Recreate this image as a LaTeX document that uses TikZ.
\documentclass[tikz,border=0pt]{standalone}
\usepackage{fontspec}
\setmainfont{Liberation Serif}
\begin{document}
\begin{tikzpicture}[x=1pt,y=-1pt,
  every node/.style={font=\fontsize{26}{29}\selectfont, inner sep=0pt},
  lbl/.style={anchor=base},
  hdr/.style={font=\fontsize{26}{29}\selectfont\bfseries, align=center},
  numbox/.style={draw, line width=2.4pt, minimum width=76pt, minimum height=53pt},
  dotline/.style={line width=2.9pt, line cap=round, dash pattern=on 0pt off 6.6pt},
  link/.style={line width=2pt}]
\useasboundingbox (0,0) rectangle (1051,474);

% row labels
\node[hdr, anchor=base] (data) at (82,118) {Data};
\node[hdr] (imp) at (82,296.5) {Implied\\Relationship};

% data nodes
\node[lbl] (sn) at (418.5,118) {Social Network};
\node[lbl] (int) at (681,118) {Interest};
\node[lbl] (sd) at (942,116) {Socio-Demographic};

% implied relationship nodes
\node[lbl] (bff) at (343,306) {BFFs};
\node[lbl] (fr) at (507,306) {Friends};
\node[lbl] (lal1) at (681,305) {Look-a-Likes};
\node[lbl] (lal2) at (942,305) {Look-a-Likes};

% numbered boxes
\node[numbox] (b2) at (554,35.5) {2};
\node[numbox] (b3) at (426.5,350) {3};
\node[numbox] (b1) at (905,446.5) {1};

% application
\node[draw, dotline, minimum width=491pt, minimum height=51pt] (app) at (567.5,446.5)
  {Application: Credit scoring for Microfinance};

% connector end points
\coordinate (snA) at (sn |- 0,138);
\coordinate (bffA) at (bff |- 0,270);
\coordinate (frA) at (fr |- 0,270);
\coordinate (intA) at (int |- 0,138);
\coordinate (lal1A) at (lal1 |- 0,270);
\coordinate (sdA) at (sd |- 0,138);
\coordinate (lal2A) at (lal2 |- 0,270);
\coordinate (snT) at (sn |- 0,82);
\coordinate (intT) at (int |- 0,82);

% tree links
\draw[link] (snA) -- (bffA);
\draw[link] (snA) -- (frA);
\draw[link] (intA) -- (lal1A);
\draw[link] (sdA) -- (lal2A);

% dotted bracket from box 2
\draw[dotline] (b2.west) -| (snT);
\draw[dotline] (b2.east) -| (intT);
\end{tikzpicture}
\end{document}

#####

# [Task instructions]
Repeat the data verbatim.

# [Task solution]
Recreate this image as a LaTeX document that uses TikZ.
\documentclass[tikz,border=0pt]{standalone}
\usepackage{fontspec}
\setmainfont{Liberation Serif}
\begin{document}
\begin{tikzpicture}[x=1pt,y=-1pt,
  every node/.style={font=\fontsize{26}{29}\selectfont, inner sep=0pt},
  lbl/.style={anchor=base},
  hdr/.style={font=\fontsize{26}{29}\selectfont\bfseries, align=center},
  numbox/.style={draw, line width=2.4pt, minimum width=76pt, minimum height=53pt},
  dotline/.style={line width=2.9pt, line cap=round, dash pattern=on 0pt off 6.6pt},
  link/.style={line width=2pt}]
\useasboundingbox (0,0) rectangle (1051,474);

% row labels
\node[hdr, anchor=base] (data) at (82,118) {Data};
\node[hdr] (imp) at (82,296.5) {Implied\\Relationship};

% data nodes
\node[lbl] (sn) at (418.5,118) {Social Network};
\node[lbl] (int) at (681,118) {Interest};
\node[lbl] (sd) at (942,116) {Socio-Demographic};

% implied relationship nodes
\node[lbl] (bff) at (343,306) {BFFs};
\node[lbl] (fr) at (507,306) {Friends};
\node[lbl] (lal1) at (681,305) {Look-a-Likes};
\node[lbl] (lal2) at (942,305) {Look-a-Likes};

% numbered boxes
\node[numbox] (b2) at (554,35.5) {2};
\node[numbox] (b3) at (426.5,350) {3};
\node[numbox] (b1) at (905,446.5) {1};

% application
\node[draw, dotline, minimum width=491pt, minimum height=51pt] (app) at (567.5,446.5)
  {Application: Credit scoring for Microfinance};

% connector end points
\coordinate (snA) at (sn |- 0,138);
\coordinate (bffA) at (bff |- 0,270);
\coordinate (frA) at (fr |- 0,270);
\coordinate (intA) at (int |- 0,138);
\coordinate (lal1A) at (lal1 |- 0,270);
\coordinate (sdA) at (sd |- 0,138);
\coordinate (lal2A) at (lal2 |- 0,270);
\coordinate (snT) at (sn |- 0,82);
\coordinate (intT) at (int |- 0,82);

% tree links
\draw[link] (snA) -- (bffA);
\draw[link] (snA) -- (frA);
\draw[link] (intA) -- (lal1A);
\draw[link] (sdA) -- (lal2A);

% dotted bracket from box 2
\draw[dotline] (b2.west) -| (snT);
\draw[dotline] (b2.east) -| (intT);
\end{tikzpicture}
\end{document}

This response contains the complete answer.